Hsu and his UF Health Bone Marrow Transplant Unit team spent two years preparing to become certified as a CAR T-cell therapy site – developing policies and procedures, building relationships with subspecialties and earning an accreditation for their stem cell lab. In October of 2018, UF Health became a designated site for administering the therapy.

“This is the first genetic therapy that was approved for the treatment of adult hematologic malignancies” Hsu said. “It provides another option for patients who have very high risk lymphoma.”

The reality of being the first CAR T-cell patient at UF Health didn’t sink in for Sandra until the process was set in motion, she said. She had heard about different trials and new treatments, but now she was the star of the show in one.

“Being the first patient is a big deal,” she said. “If it affords other people the opportunity and the availability is here for them, then that’s great.”

The initial extraction of her cells wasn’t what she expected. Preparing for a more invasive and painful procedure, the procedure ended up being more like drawing blood. 

“You feel different in your body because naturally they extract the blood, extract what they need from the blood and put it back into the body,” Sandra said. “I was freezing cold, but it wasn’t painful.”

Davis-Quinney receives the CAR-T cell treatment in Oct. 2019.
Davis-Quinney receives the CAR-T cell treatment in Oct. 2019.

Going through the actual CAR-T cell therapy was a different story. Because she had been through multiple rounds of chemo, the therapy itself wasn’t too bad.

“It was not pleasant at times, but it wasn’t really bad until I went through the process of where I had to go to the intensive care unit,” she said.

There are two major side effects to the treatment – cytokine release syndrome, which causes the patient to develop swelling and their blood pressures to drop, and neurotoxicity, which causes changes to the patient’s mental status, Hsu said. Sandra developed both.

“Getting her through that, since we didn’t have practical experience before this, was very exciting because although we knew what to expect, actually seeing it was a different experience,” Hsu said.

Due to the neurotoxicity she developed, Sandra doesn’t remember the week she spent in the intensive care unit.
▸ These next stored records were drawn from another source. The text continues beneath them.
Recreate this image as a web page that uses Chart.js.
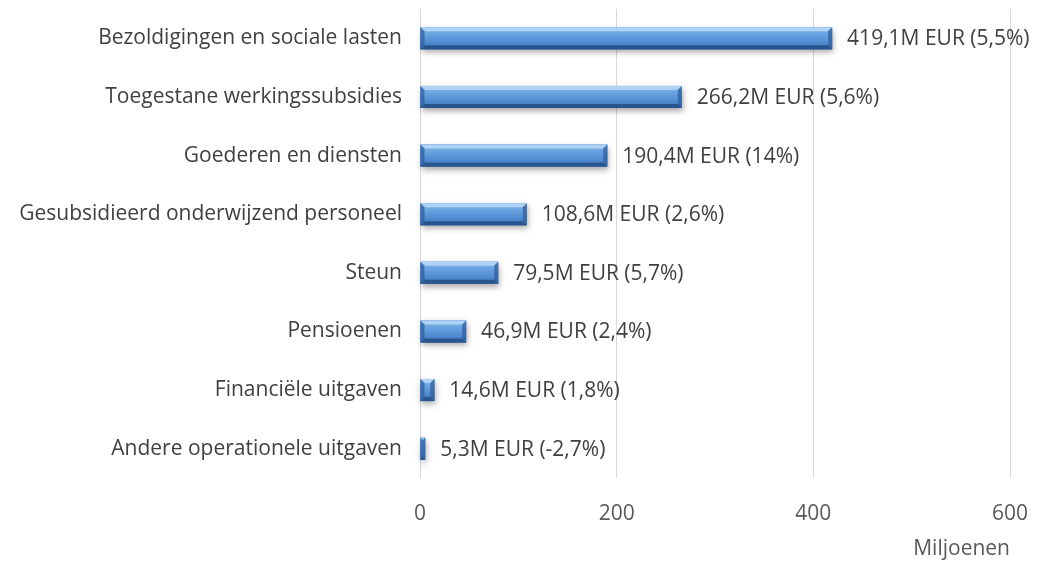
<!DOCTYPE html>
<html>
<head>
<meta charset="utf-8">
<script src="https://cdn.jsdelivr.net/npm/chart.js@4"></script>
<style>
  html, body { margin: 0; padding: 0; background: #ffffff; }
  #wrap { width: 1039px; height: 561px; }
</style>
</head>
<body>
<div id="wrap"><canvas id="chart"></canvas></div>
<script>
const categories = [
    'Bezoldigingen en sociale lasten',
    'Toegestane werkingssubsidies',
    'Goederen en diensten',
    'Gesubsidieerd onderwijzend personeel',
    'Steun',
    'Pensioenen',
    'Financiële uitgaven',
    'Andere operationele uitgaven'
];
const amounts = [419.1, 266.2, 190.4, 108.6, 79.5, 46.9, 14.6, 5.3];
const valueLabels = [
    '419,1M EUR (5,5%)',
    '266,2M EUR (5,6%)',
    '190,4M EUR (14%)',
    '108,6M EUR (2,6%)',
    '79,5M EUR (5,7%)',
    '46,9M EUR (2,4%)',
    '14,6M EUR (1,8%)',
    '5,3M EUR (-2,7%)'
];
const xTicks = [0, 200, 400, 600];

const fontFamily = "'Open Sans', sans-serif";
const fontSize = 21;

// Draw the bevelled bars on top of the library's bars
const bevelBars = {
    id: 'bevelBars',
    afterDatasetsDraw(chart) {
        const ctx = chart.ctx;
        chart.getDatasetMeta(0).data.forEach((bar) => {
            const x0 = bar.base, x1 = bar.x, h = bar.height;
            const y0 = bar.y - h / 2, y1 = bar.y + h / 2;
            const w = x1 - x0;
            const b = Math.min(4, w / 2);

            ctx.save();
            ctx.shadowColor = 'rgba(0,0,0,0.35)';
            ctx.shadowBlur = 6;
            ctx.shadowOffsetX = 1;
            ctx.shadowOffsetY = 3;
            ctx.fillStyle = '#3f77ba';
            ctx.fillRect(x0, y0, w, h);
            ctx.restore();

            const g = ctx.createLinearGradient(0, y0, 0, y1);
            g.addColorStop(0, '#8fbdec');
            g.addColorStop(0.3, '#6aa3e0');
            g.addColorStop(0.7, '#4f8bd0');
            g.addColorStop(1, '#3e74b6');
            ctx.fillStyle = g;
            ctx.fillRect(x0, y0, w, h);

            // top bevel
            ctx.fillStyle = 'rgba(190,220,250,0.75)';
            ctx.beginPath();
            ctx.moveTo(x0, y0); ctx.lineTo(x1, y0);
            ctx.lineTo(x1 - b, y0 + b); ctx.lineTo(x0 + b, y0 + b);
            ctx.closePath(); ctx.fill();

            // bottom bevel
            ctx.fillStyle = 'rgba(35,75,130,0.8)';
            ctx.beginPath();
            ctx.moveTo(x0, y1); ctx.lineTo(x1, y1);
            ctx.lineTo(x1 - b, y1 - b); ctx.lineTo(x0 + b, y1 - b);
            ctx.closePath(); ctx.fill();

            // end bevels
            ctx.fillStyle = 'rgba(45,95,160,0.75)';
            ctx.beginPath();
            ctx.moveTo(x0, y0); ctx.lineTo(x0 + b, y0 + b);
            ctx.lineTo(x0 + b, y1 - b); ctx.lineTo(x0, y1);
            ctx.closePath(); ctx.fill();
            ctx.beginPath();
            ctx.moveTo(x1, y0); ctx.lineTo(x1 - b, y0 + b);
            ctx.lineTo(x1 - b, y1 - b); ctx.lineTo(x1, y1);
            ctx.closePath(); ctx.fill();
        });
    }
};

// Value labels next to each bar
const barLabels = {
    id: 'barLabels',
    afterDatasetsDraw(chart) {
        const ctx = chart.ctx;
        ctx.save();
        ctx.font = fontSize + 'px ' + fontFamily;
        ctx.fillStyle = '#404040';
        ctx.textAlign = 'left';
        ctx.textBaseline = 'middle';
        chart.getDatasetMeta(0).data.forEach((bar, i) => {
            ctx.fillText(valueLabels[i], bar.x + 15, bar.y + 1);
        });
        ctx.restore();
    }
};

const ctx = document.getElementById('chart').getContext('2d');
new Chart(ctx, {
    type: 'bar',
    data: {
        labels: categories,
        datasets: [{
            data: amounts,
            backgroundColor: '#4f8bd0',
            borderWidth: 0,
            barPercentage: 0.375,
            categoryPercentage: 1.0
        }]
    },
    options: {
        indexAxis: 'y',
        responsive: true,
        maintainAspectRatio: false,
        animation: false,
        layout: { padding: { top: 9, right: 29, bottom: 1, left: 0 } },
        plugins: {
            legend: { display: false },
            tooltip: { enabled: false }
        },
        scales: {
            x: {
                min: 0,
                max: 600,
                afterBuildTicks: (scale) => {
                    scale.ticks = xTicks.map(v => ({ value: v }));
                },
                afterFit: (scale) => {
                    scale.height = 82;
                    scale.paddingLeft = 0;
                    scale.paddingRight = 0;
                },
                grid: { color: '#d9d9d9', drawTicks: false, lineWidth: 1 },
                border: { display: false },
                ticks: {
                    color: '#595959',
                    padding: 26,
                    font: { family: fontFamily, size: fontSize, lineHeight: 1 }
                },
                title: {
                    display: true,
                    text: 'Miljoenen',
                    align: 'end',
                    color: '#595959',
                    padding: { top: 12, bottom: 0 },
                    font: { family: fontFamily, size: fontSize, lineHeight: 1 }
                }
            },
            y: {
                grid: { display: false },
                border: { display: false },
                afterFit: (scale) => {
                    scale.width = 420;
                    scale.paddingTop = 0;
                    scale.paddingBottom = 0;
                },
                ticks: {
                    color: '#404040',
                    padding: 10,
                    font: { family: fontFamily, size: fontSize }
                }
            }
        }
    },
    plugins: [bevelBars, barLabels]
});
</script>
</body>
</html>
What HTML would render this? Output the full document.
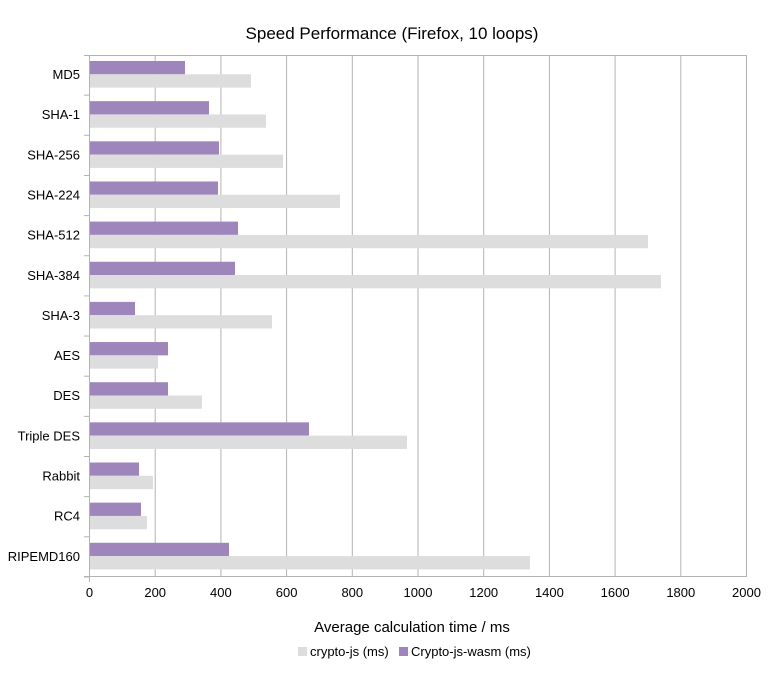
<!DOCTYPE html>
<html><head><meta charset="utf-8"><style>
body{margin:0;background:#fff;}
svg text{font-family:"Liberation Sans",sans-serif;fill:#000;}
</style></head><body>
<svg width="784" height="675" xmlns="http://www.w3.org/2000/svg">
<rect width="784" height="675" fill="#fff"/>
<text x="392" y="39" font-size="17" text-anchor="middle">Speed Performance (Firefox, 10 loops)</text>
<g stroke="#b3b3b3" stroke-width="1">
<line x1="89.5" y1="55.5" x2="746.5" y2="55.5"/>
<line x1="155.2" y1="55" x2="155.2" y2="577"/>
<line x1="220.9" y1="55" x2="220.9" y2="577"/>
<line x1="286.6" y1="55" x2="286.6" y2="577"/>
<line x1="352.3" y1="55" x2="352.3" y2="577"/>
<line x1="418" y1="55" x2="418" y2="577"/>
<line x1="483.7" y1="55" x2="483.7" y2="577"/>
<line x1="549.4" y1="55" x2="549.4" y2="577"/>
<line x1="615.1" y1="55" x2="615.1" y2="577"/>
<line x1="680.8" y1="55" x2="680.8" y2="577"/>
<line x1="746.5" y1="55" x2="746.5" y2="577"/>
</g>
<g id="bars"></g>
<g stroke="#b3b3b3" stroke-width="1" id="axes">
<line x1="89.5" y1="55" x2="89.5" y2="582"/>
<line x1="84" y1="576.5" x2="746.5" y2="576.5"/>
</g>
<g font-size="13" text-anchor="middle">
<text x="89.5" y="597">0</text><text x="155.2" y="597">200</text><text x="220.9" y="597">400</text><text x="286.6" y="597">600</text><text x="352.3" y="597">800</text><text x="418" y="597">1000</text><text x="483.7" y="597">1200</text><text x="549.4" y="597">1400</text><text x="615.1" y="597">1600</text><text x="680.8" y="597">1800</text><text x="746.5" y="597">2000</text>
</g>
<text x="412" y="632" font-size="15" text-anchor="middle">Average calculation time / ms</text>
<rect x="298" y="647" width="9" height="9" fill="#dddddd"/>
<text x="310" y="656" font-size="13">crypto-js (ms)</text>
<rect x="399" y="647" width="9" height="9" fill="#9e86bd"/>
<text x="411" y="656" font-size="13">Crypto-js-wasm (ms)</text>
<script>
var d=[["MD5",185,251],["SHA-1",209,266],["SHA-256",219,283],["SHA-224",218,340],["SHA-512",238,648],["SHA-384",235,661],["SHA-3",135,272],["AES",168,158],["DES",168,202],["Triple DES",309,407],["Rabbit",139,153],["RC4",141,147],["RIPEMD160",229,530]];
var ns="http://www.w3.org/2000/svg",g=document.getElementById("bars"),ax=document.getElementById("axes"),svg=document.querySelector("svg");
function el(n,a,p){var e=document.createElementNS(ns,n);for(var k in a)e.setAttribute(k,a[k]);p.appendChild(e);return e;}
var h=40.15;
d.forEach(function(r,i){var t=55+i*h;
el("rect",{x:89.5,y:t+6,width:r[1]-89.5,height:13.3,fill:"#9e86bd"},g);
el("rect",{x:89.5,y:t+19.3,width:r[2]-89.5,height:13.3,fill:"#dddddd"},g);
el("line",{x1:84,y1:t+h,x2:89.5,y2:t+h},ax);
if(i==0)el("line",{x1:84,y1:55.5,x2:89.5,y2:55.5},ax);
var tx=el("text",{x:80,y:t+24,"font-size":13,"text-anchor":"end"},svg);tx.textContent=r[0];});
</script>
</svg>
</body></html>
For days, she was coherent and talking, but there’s a gap where the memories of those days should be.

Although her body is still adjusting to life after CAR T-cell therapy, a recent evaluation, three months after her therapy, revealed the news Dr. Hsu, Sandra and her family started this journey to hear – her lymphoma is in complete remission.

“No pain, no gain,” Sandra said. “I just do what I need to do and live life as a happy day every day.”

Hsu said treating the first CAR T-cell patient at UF Health was scary yet exciting. He was confident in the policies and procedures he and his team spent years perfecting.

During her month-long stay at UF Health, Davis-Quinney had the support of her husband and her sister.
During her month-long stay at UF Health, Davis-Quinney had the support of her husband and sister.

“I’m happy to say that because we spent some time ironing out the details and trying to figure out potential points of failure, we didn’t really have much of a problem,” he said.

The CAR T-cell therapy program at UF Health opens doors to new opportunities for patients, physicians and researchers. Now, UF Health can participate in CAR T-cell-specific trials and work with pharmaceutical companies to target other diseases.

“Developing this program gives us the ability to participate in trials of this class of therapy because not all facilities are going to be able to do this,” Hsu said.

CAR T-cell therapy is in active investigation, not only for other blood cancers like multiple myeloma but also solid tumors like colon cancer. These treatments will become an important therapeutic option for patients like Sandra, especially as similar therapies are further designed and explored.

The accessibility to novel treatments like CAR T-cell therapy is why Sandra chose UF Health. While her cancer journey hasn’t always been smooth, her determination to stay on the ride led her to the finish line.

“There are challenges. There’s days that I’m disappointed with what my counts are but I don’t let it discourage me,” she said. “I keep praying, driving, putting fuel in my tank and propelling forward.”